▸ Instructions for the task: Repeat, exactly and in full, the lines of the listing below, but without any pictures.
=======
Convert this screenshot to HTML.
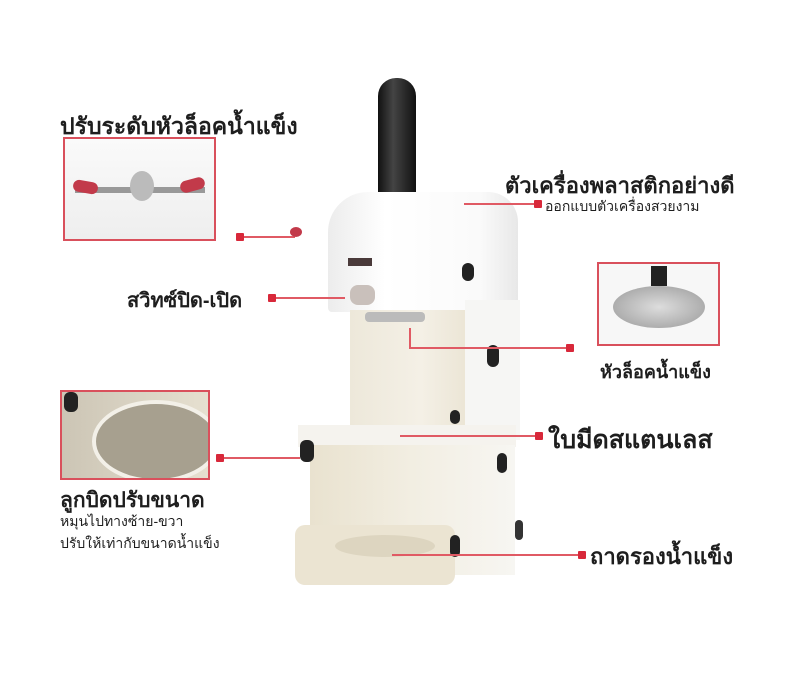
<!DOCTYPE html>
<html><head><meta charset="utf-8"><style>
body{margin:0;width:798px;height:675px;background:#fff;position:relative;overflow:hidden;font-family:"Liberation Sans","DejaVu Sans",sans-serif;color:#222}
.a{position:absolute}
.t{position:absolute;font-weight:bold;white-space:nowrap;color:#1e1e1e}
.l{position:absolute;background:#e05a64}
.d{position:absolute;width:8px;height:8px;background:#d8283a;border-radius:1px}
.box{position:absolute;border:2px solid #d9505c;box-sizing:border-box;overflow:hidden}
</style></head><body>
<!-- machine -->
<div class="a" style="left:378px;top:78px;width:38px;height:122px;background:linear-gradient(90deg,#111,#444 40%,#111);border-radius:18px 18px 4px 4px"></div>
<div class="a" style="left:328px;top:192px;width:190px;height:120px;background:linear-gradient(90deg,#ececec,#fff 30%,#fafafa 80%,#e8e8e8);border-radius:40px 30px 4px 4px"></div>
<div class="a" style="left:350px;top:310px;width:118px;height:125px;background:linear-gradient(90deg,#ede8da,#f4f0e6 60%,#ebe5d5)"></div>
<div class="a" style="left:465px;top:300px;width:55px;height:140px;background:#f6f6f4"></div>
<div class="a" style="left:365px;top:312px;width:60px;height:10px;background:#bbb;border-radius:4px"></div>
<div class="a" style="left:350px;top:285px;width:25px;height:20px;background:#c9c0bb;border-radius:8px"></div>
<div class="a" style="left:348px;top:258px;width:24px;height:8px;background:#4a3a3a"></div>
<div class="a" style="left:298px;top:425px;width:218px;height:22px;background:#f5f3ee"></div>
<div class="a" style="left:310px;top:445px;width:205px;height:130px;background:linear-gradient(90deg,#e9e2cf,#f2eee2 50%,#f7f6f2)"></div>
<div class="a" style="left:295px;top:525px;width:160px;height:60px;background:#ebe4d2;border-radius:10px"></div>
<div class="a" style="left:335px;top:535px;width:100px;height:22px;background:#ddd5c0;border-radius:50%"></div>
<div class="a" style="left:300px;top:440px;width:14px;height:22px;background:#222;border-radius:6px"></div>
<div class="a" style="left:487px;top:345px;width:12px;height:22px;background:#222;border-radius:6px"></div>
<div class="a" style="left:462px;top:263px;width:12px;height:18px;background:#222;border-radius:6px"></div>
<div class="a" style="left:497px;top:453px;width:10px;height:20px;background:#222;border-radius:5px"></div>
<div class="a" style="left:450px;top:535px;width:10px;height:22px;background:#222;border-radius:5px"></div>
<div class="a" style="left:515px;top:520px;width:8px;height:20px;background:#333;border-radius:4px"></div>
<div class="a" style="left:450px;top:410px;width:10px;height:14px;background:#222;border-radius:5px"></div>
<!-- insets -->
<div class="box" style="left:63px;top:137px;width:153px;height:104px;background:linear-gradient(#fafafa,#eee)">
<div class="a" style="left:10px;top:48px;width:130px;height:6px;background:#999"></div>
<div class="a" style="left:8px;top:42px;width:25px;height:12px;background:#c23a4a;border-radius:6px;transform:rotate(10deg)"></div>
<div class="a" style="left:115px;top:40px;width:25px;height:12px;background:#c23a4a;border-radius:6px;transform:rotate(-15deg)"></div>
<div class="a" style="left:65px;top:32px;width:24px;height:30px;background:#bbb;border-radius:50%"></div>
</div>
<div class="box" style="left:597px;top:262px;width:123px;height:84px;background:#f7f7f7">
<div class="a" style="left:52px;top:2px;width:16px;height:20px;background:#222"></div>
<div class="a" style="left:14px;top:22px;width:92px;height:42px;background:radial-gradient(#ddd,#999);border-radius:50%"></div>
</div>
<div class="box" style="left:60px;top:390px;width:150px;height:90px;background:linear-gradient(90deg,#ccc5b5,#e6e0d0)">
<div class="a" style="left:30px;top:8px;width:120px;height:75px;border:4px solid #f3f0e8;border-radius:50%;background:#a7a08f"></div>
<div class="a" style="left:2px;top:0px;width:14px;height:20px;background:#222;border-radius:6px"></div>
</div>
<!-- lines -->
<div class="l" style="left:240px;top:236px;width:55px;height:2px"></div><div class="d" style="left:236px;top:233px"></div>
<div class="a" style="left:290px;top:227px;width:12px;height:10px;background:#c23a4a;border-radius:50%"></div>
<div class="l" style="left:464px;top:203px;width:72px;height:2px"></div><div class="d" style="left:534px;top:200px"></div>
<div class="l" style="left:270px;top:297px;width:75px;height:2px"></div><div class="d" style="left:268px;top:294px"></div>
<div class="l" style="left:409px;top:328px;width:2px;height:21px"></div>
<div class="l" style="left:409px;top:347px;width:160px;height:2px"></div><div class="d" style="left:566px;top:344px"></div>
<div class="l" style="left:400px;top:435px;width:137px;height:2px"></div><div class="d" style="left:535px;top:432px"></div>
<div class="l" style="left:218px;top:457px;width:82px;height:2px"></div><div class="d" style="left:216px;top:454px"></div>
<div class="l" style="left:392px;top:554px;width:188px;height:2px"></div><div class="d" style="left:578px;top:551px"></div>
<!-- labels -->
<div class="t" style="left:60px;top:109px;font-size:23px">ปรับระดับหัวล็อคน้ำแข็ง</div>
<div class="t" style="left:505px;top:168px;font-size:22px">ตัวเครื่องพลาสติกอย่างดี</div>
<div class="t" style="left:545px;top:196px;font-size:14px;font-weight:normal">ออกแบบตัวเครื่องสวยงาม</div>
<div class="t" style="left:127px;top:284px;font-size:20px">สวิทซ์ปิด-เปิด</div>
<div class="t" style="left:600px;top:357px;font-size:18px">หัวล็อคน้ำแข็ง</div>
<div class="t" style="left:548px;top:420px;font-size:25px">ใบมีดสแตนเลส</div>
<div class="t" style="left:60px;top:484px;font-size:21px">ลูกบิดปรับขนาด</div>
<div class="t" style="left:60px;top:511px;font-size:14px;font-weight:normal">หมุนไปทางซ้าย-ขวา</div>
<div class="t" style="left:60px;top:533px;font-size:14px;font-weight:normal">ปรับให้เท่ากับขนาดน้ำแข็ง</div>
<div class="t" style="left:590px;top:539px;font-size:22px">ถาดรองน้ำแข็ง</div>
</body></html>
=======
▸ Written solution:
Convert this screenshot to HTML.
<!DOCTYPE html>
<html><head><meta charset="utf-8"><style>
body{margin:0;width:798px;height:675px;background:#fff;position:relative;overflow:hidden;font-family:"Liberation Sans","DejaVu Sans",sans-serif;color:#222}
.a{position:absolute}
.t{position:absolute;font-weight:bold;white-space:nowrap;color:#1e1e1e}
.l{position:absolute;background:#e05a64}
.d{position:absolute;width:8px;height:8px;background:#d8283a;border-radius:1px}
.box{position:absolute;border:2px solid #d9505c;box-sizing:border-box;overflow:hidden}
</style></head><body>
<!-- machine -->
<div class="a" style="left:378px;top:78px;width:38px;height:122px;background:linear-gradient(90deg,#111,#444 40%,#111);border-radius:18px 18px 4px 4px"></div>
<div class="a" style="left:328px;top:192px;width:190px;height:120px;background:linear-gradient(90deg,#ececec,#fff 30%,#fafafa 80%,#e8e8e8);border-radius:40px 30px 4px 4px"></div>
<div class="a" style="left:350px;top:310px;width:118px;height:125px;background:linear-gradient(90deg,#ede8da,#f4f0e6 60%,#ebe5d5)"></div>
<div class="a" style="left:465px;top:300px;width:55px;height:140px;background:#f6f6f4"></div>
<div class="a" style="left:365px;top:312px;width:60px;height:10px;background:#bbb;border-radius:4px"></div>
<div class="a" style="left:350px;top:285px;width:25px;height:20px;background:#c9c0bb;border-radius:8px"></div>
<div class="a" style="left:348px;top:258px;width:24px;height:8px;background:#4a3a3a"></div>
<div class="a" style="left:298px;top:425px;width:218px;height:22px;background:#f5f3ee"></div>
<div class="a" style="left:310px;top:445px;width:205px;height:130px;background:linear-gradient(90deg,#e9e2cf,#f2eee2 50%,#f7f6f2)"></div>
<div class="a" style="left:295px;top:525px;width:160px;height:60px;background:#ebe4d2;border-radius:10px"></div>
<div class="a" style="left:335px;top:535px;width:100px;height:22px;background:#ddd5c0;border-radius:50%"></div>
<div class="a" style="left:300px;top:440px;width:14px;height:22px;background:#222;border-radius:6px"></div>
<div class="a" style="left:487px;top:345px;width:12px;height:22px;background:#222;border-radius:6px"></div>
<div class="a" style="left:462px;top:263px;width:12px;height:18px;background:#222;border-radius:6px"></div>
<div class="a" style="left:497px;top:453px;width:10px;height:20px;background:#222;border-radius:5px"></div>
<div class="a" style="left:450px;top:535px;width:10px;height:22px;background:#222;border-radius:5px"></div>
<div class="a" style="left:515px;top:520px;width:8px;height:20px;background:#333;border-radius:4px"></div>
<div class="a" style="left:450px;top:410px;width:10px;height:14px;background:#222;border-radius:5px"></div>
<!-- insets -->
<div class="box" style="left:63px;top:137px;width:153px;height:104px;background:linear-gradient(#fafafa,#eee)">
<div class="a" style="left:10px;top:48px;width:130px;height:6px;background:#999"></div>
<div class="a" style="left:8px;top:42px;width:25px;height:12px;background:#c23a4a;border-radius:6px;transform:rotate(10deg)"></div>
<div class="a" style="left:115px;top:40px;width:25px;height:12px;background:#c23a4a;border-radius:6px;transform:rotate(-15deg)"></div>
<div class="a" style="left:65px;top:32px;width:24px;height:30px;background:#bbb;border-radius:50%"></div>
</div>
<div class="box" style="left:597px;top:262px;width:123px;height:84px;background:#f7f7f7">
<div class="a" style="left:52px;top:2px;width:16px;height:20px;background:#222"></div>
<div class="a" style="left:14px;top:22px;width:92px;height:42px;background:radial-gradient(#ddd,#999);border-radius:50%"></div>
</div>
<div class="box" style="left:60px;top:390px;width:150px;height:90px;background:linear-gradient(90deg,#ccc5b5,#e6e0d0)">
<div class="a" style="left:30px;top:8px;width:120px;height:75px;border:4px solid #f3f0e8;border-radius:50%;background:#a7a08f"></div>
<div class="a" style="left:2px;top:0px;width:14px;height:20px;background:#222;border-radius:6px"></div>
</div>
<!-- lines -->
<div class="l" style="left:240px;top:236px;width:55px;height:2px"></div><div class="d" style="left:236px;top:233px"></div>
<div class="a" style="left:290px;top:227px;width:12px;height:10px;background:#c23a4a;border-radius:50%"></div>
<div class="l" style="left:464px;top:203px;width:72px;height:2px"></div><div class="d" style="left:534px;top:200px"></div>
<div class="l" style="left:270px;top:297px;width:75px;height:2px"></div><div class="d" style="left:268px;top:294px"></div>
<div class="l" style="left:409px;top:328px;width:2px;height:21px"></div>
<div class="l" style="left:409px;top:347px;width:160px;height:2px"></div><div class="d" style="left:566px;top:344px"></div>
<div class="l" style="left:400px;top:435px;width:137px;height:2px"></div><div class="d" style="left:535px;top:432px"></div>
<div class="l" style="left:218px;top:457px;width:82px;height:2px"></div><div class="d" style="left:216px;top:454px"></div>
<div class="l" style="left:392px;top:554px;width:188px;height:2px"></div><div class="d" style="left:578px;top:551px"></div>
<!-- labels -->
<div class="t" style="left:60px;top:109px;font-size:23px">ปรับระดับหัวล็อคน้ำแข็ง</div>
<div class="t" style="left:505px;top:168px;font-size:22px">ตัวเครื่องพลาสติกอย่างดี</div>
<div class="t" style="left:545px;top:196px;font-size:14px;font-weight:normal">ออกแบบตัวเครื่องสวยงาม</div>
<div class="t" style="left:127px;top:284px;font-size:20px">สวิทซ์ปิด-เปิด</div>
<div class="t" style="left:600px;top:357px;font-size:18px">หัวล็อคน้ำแข็ง</div>
<div class="t" style="left:548px;top:420px;font-size:25px">ใบมีดสแตนเลส</div>
<div class="t" style="left:60px;top:484px;font-size:21px">ลูกบิดปรับขนาด</div>
<div class="t" style="left:60px;top:511px;font-size:14px;font-weight:normal">หมุนไปทางซ้าย-ขวา</div>
<div class="t" style="left:60px;top:533px;font-size:14px;font-weight:normal">ปรับให้เท่ากับขนาดน้ำแข็ง</div>
<div class="t" style="left:590px;top:539px;font-size:22px">ถาดรองน้ำแข็ง</div>
</body></html>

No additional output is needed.